One of my friends has some long-term guests staying at his house. From what he tells me, it seems he’s feeling a little “displaced” in his own home. Maybe because his guests are older but it seems they like things - well - amplified: the heat is higher, the tv is louder. He called me from a wash house while laundering a comforter because his guests had used all the bedding. He seemed mildly discomposed but because he’s got that French thing going on he cloaked it under a veil of dry humor.
Staying with friends or relatives when we travel (or for whatever reason) is not like staying at a hotel. Here are 10 things I read that made me laugh, things we can do when visiting our friends to improve our chances of being invited back (or at the least not kicked out):
Determine the degree of your connection. If you don’t know the names of the kids of your potential host, don’t even ask; book a hotel and stop by for a brief visit.
Don’t overstay your welcome. Keep in mind the adage about fish and houseguests smelling bad after three days.
Accommodate your hosts’ schedules. Unlike you, they are probably not on holiday, so allow them to run their errands and live their lives. And please, don’t monopolize the house computer.
Don’t expect them to play tour guide. They’ve been to the local attractions countless times.
Bring your own toiletries. Your hosts will no doubt gladly supply you with something you’ve forgotten, but they’re not running a spa. Don’t drain their expensive shampoo.
Control your kids. Check with your host about any house rules, too. And no pets without express prior approval.
Clean up after yourself. Make your bed daily and keep the guestroom tidy.
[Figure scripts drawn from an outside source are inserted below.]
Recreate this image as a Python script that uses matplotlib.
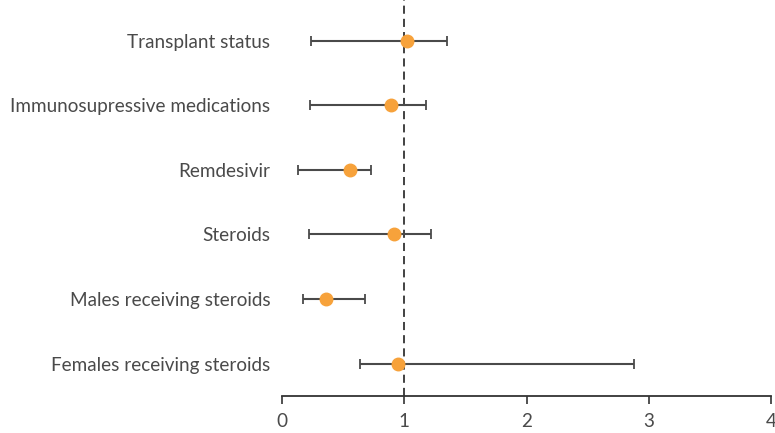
import matplotlib.pyplot as plt
import numpy as np

plt.rcParams['font.family'] = ['Lato', 'DejaVu Sans']

labels = ["Transplant status", "Immunosupressive medications", "Remdesivir",
          "Steroids", "Males receiving steroids", "Females receiving steroids"]
estimate = [1.02, 0.89, 0.56, 0.92, 0.36, 0.945]
ci_low = [0.24, 0.23, 0.13, 0.22, 0.17, 0.64]
ci_high = [1.35, 1.18, 0.73, 1.22, 0.68, 2.88]
xticks = [0, 1, 2, 3, 4]

est = np.array(estimate)
lo = np.array(ci_low)
hi = np.array(ci_high)
ypos = np.arange(len(labels))[::-1]

fig = plt.figure(figsize=(7.75, 4.33), dpi=100)
ax = fig.add_axes([0.3639, 0.0855, 0.6310, 0.9145])

ax.axvline(1, color="#333333", linestyle=(0, (4.5, 2.8)), linewidth=1.3, zorder=1)
ax.errorbar(est, ypos, xerr=[est - lo, hi - est], fmt="none",
            ecolor="#4a4a4a", elinewidth=1.5, capsize=3.5, capthick=1.3, zorder=2)
ax.plot(est, ypos, "o", color="#f7a23b", markersize=9, zorder=3)

ax.set_xlim(0, 4)
ax.set_ylim(-0.5, 5.63)
ax.set_xticks(xticks)
ax.set_xticklabels([str(t) for t in xticks])
ax.set_yticks(ypos)
ax.set_yticklabels(labels)

for s in ["top", "right", "left"]:
    ax.spines[s].set_visible(False)
ax.spines["bottom"].set_color("#333333")
ax.spines["bottom"].set_linewidth(1.3)
ax.tick_params(axis="y", length=0, pad=8.5, labelsize=13.6, labelcolor="#4a4a4a")
ax.tick_params(axis="x", length=6, width=1.2, color="#333333", pad=6,
               labelsize=13.6, labelcolor="#4a4a4a")

fig.savefig("out.png", dpi=100)
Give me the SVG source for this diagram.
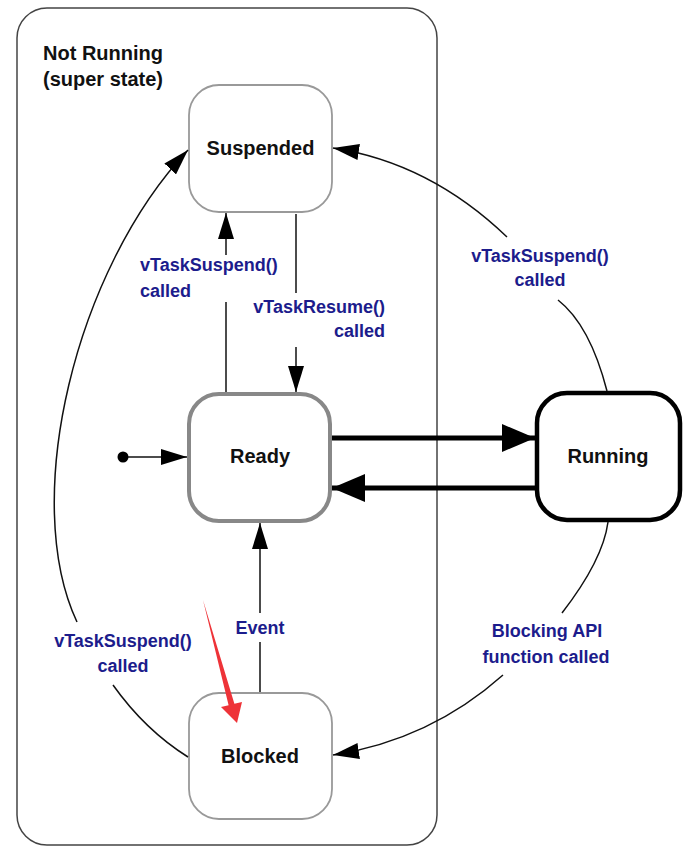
<svg xmlns="http://www.w3.org/2000/svg" width="689" height="855" viewBox="0 0 689 855">
<style>
.node{fill:#fff;}
.thin{fill:none;stroke:#111;stroke-width:1.5;}
.thick{fill:none;stroke:#000;stroke-width:5;}
.nlabel{font-family:"Liberation Sans",Arial,sans-serif;font-weight:bold;font-size:20px;fill:#111;text-anchor:middle;}
.tlabel{font-family:"Liberation Sans",Arial,sans-serif;font-weight:bold;font-size:18px;fill:#1c1c8c;}
</style>
<defs>
<marker id="ah" viewBox="0 0 26 16" refX="26" refY="8" markerWidth="26" markerHeight="16" markerUnits="userSpaceOnUse" orient="auto">
<path d="M0,0 L26,8 L0,16 Z" fill="#000"/>
</marker>
<marker id="ahBig" viewBox="0 0 33 28" refX="33" refY="14" markerWidth="33" markerHeight="28" markerUnits="userSpaceOnUse" orient="auto">
<path d="M0,0 L33,14 L0,28 Z" fill="#000"/>
</marker>
</defs>
<rect width="689" height="855" fill="#fff"/>

<g id="superstate">
<rect x="17" y="8" width="420" height="837" rx="30" ry="30" fill="none" stroke="#444" stroke-width="1.5"/>
<text x="43" y="60" class="nlabel" style="text-anchor:start">Not Running</text>
<text x="43" y="86" class="nlabel" style="text-anchor:start">(super state)</text>
</g>

<g id="suspended">
<rect x="189" y="85" width="143" height="127" rx="30" ry="30" class="node" stroke="#999" stroke-width="1.8"/>
<text x="260.5" y="155" class="nlabel">Suspended</text>
</g>

<g id="ready">
<rect x="189" y="394" width="141" height="127" rx="30" ry="30" class="node" stroke="#888" stroke-width="4"/>
<text x="260" y="463" class="nlabel">Ready</text>
</g>

<g id="running">
<rect x="537" y="393" width="143" height="127" rx="30" ry="30" class="node" stroke="#000" stroke-width="4.5"/>
<text x="608" y="463" class="nlabel">Running</text>
</g>

<g id="blocked">
<rect x="189" y="693" width="143" height="126" rx="30" ry="30" class="node" stroke="#999" stroke-width="1.8"/>
<text x="260" y="763" class="nlabel">Blocked</text>
</g>

<g id="initial">
<circle cx="123" cy="457" r="5.5" fill="#000"/>
</g>

<g id="connectors">
<path class="thin" d="M128,457 L187,457" marker-end="url(#ah)"/>
<path class="thick" d="M332,438 L535,438" marker-end="url(#ahBig)"/>
<path class="thick" d="M535,488 L332,488" marker-end="url(#ahBig)"/>
<path class="thin" d="M226,392 L226,302"/>
<path class="thin" d="M226,255 L226,213" marker-end="url(#ah)"/>
<path class="thin" d="M296,214 L296,293"/>
<path class="thin" d="M296,347 L296,392" marker-end="url(#ah)"/>
<path class="thin" d="M260,692 L260,642"/>
<path class="thin" d="M260,613 L260,523" marker-end="url(#ah)"/>
<path class="thin" d="M607,391 Q590,325 558,300"/>
<path class="thin" d="M507,237 Q430,163 333,148" marker-end="url(#ah)"/>
<path class="thin" d="M608,522 Q603,560 562,613"/>
<path class="thin" d="M503,675 Q430,740 333,755" marker-end="url(#ah)"/>
<path class="thin" d="M188,757 Q145,730 113,685"/>
<path class="thin" d="M77,622 C20,500 75,270 188,150" marker-end="url(#ah)"/>
</g>

<g id="labels">
<text x="140" y="271" class="tlabel">vTaskSuspend()</text>
<text x="140" y="297" class="tlabel">called</text>
<text x="385" y="313" class="tlabel" text-anchor="end">vTaskResume()</text>
<text x="385" y="337" class="tlabel" text-anchor="end">called</text>
<text x="540" y="262" class="tlabel" text-anchor="middle">vTaskSuspend()</text>
<text x="540" y="286" class="tlabel" text-anchor="middle">called</text>
<text x="123" y="647" class="tlabel" text-anchor="middle">vTaskSuspend()</text>
<text x="123" y="672" class="tlabel" text-anchor="middle">called</text>
<text x="260" y="634" class="tlabel" text-anchor="middle">Event</text>
<text x="547" y="637" class="tlabel" text-anchor="middle">Blocking API</text>
<text x="546" y="663" class="tlabel" text-anchor="middle">function called</text>
</g>

<g id="annotation">
<polygon points="203,600 234.4,703.7 242,702 237,723 221,707 228.6,705.3" fill="#ee3338"/>
</g>
</svg>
If you’re sleeping on the sofa, covert the area back to the living room by day and don’t leave personal items scattered about. The bathroom requires special attention: No gobs of toothpaste in the sink, dental floss hanging out of the garbage can, or hair left in the shower drain.
Help with meal preparation. Your host may tell you not to lift a finger, but surely won’t object to you making the salad and clearing the table.
Don’t eat them out of house and home. Head to the store and purchase a few staples and a gourmet item your host may enjoy. You should also either cook a meal for them or stake them out to dinner during your stay.
Remember the courtesies. Arrive bearing a small gift, bottle of wine, or item from your hometown. Afterward, send a Thank You note and perhaps a few photographs.
The biggest holidays are behind us and surely some of us have visited or had visitors in the past few months. I’m sure somebody will laugh out loud after reading this!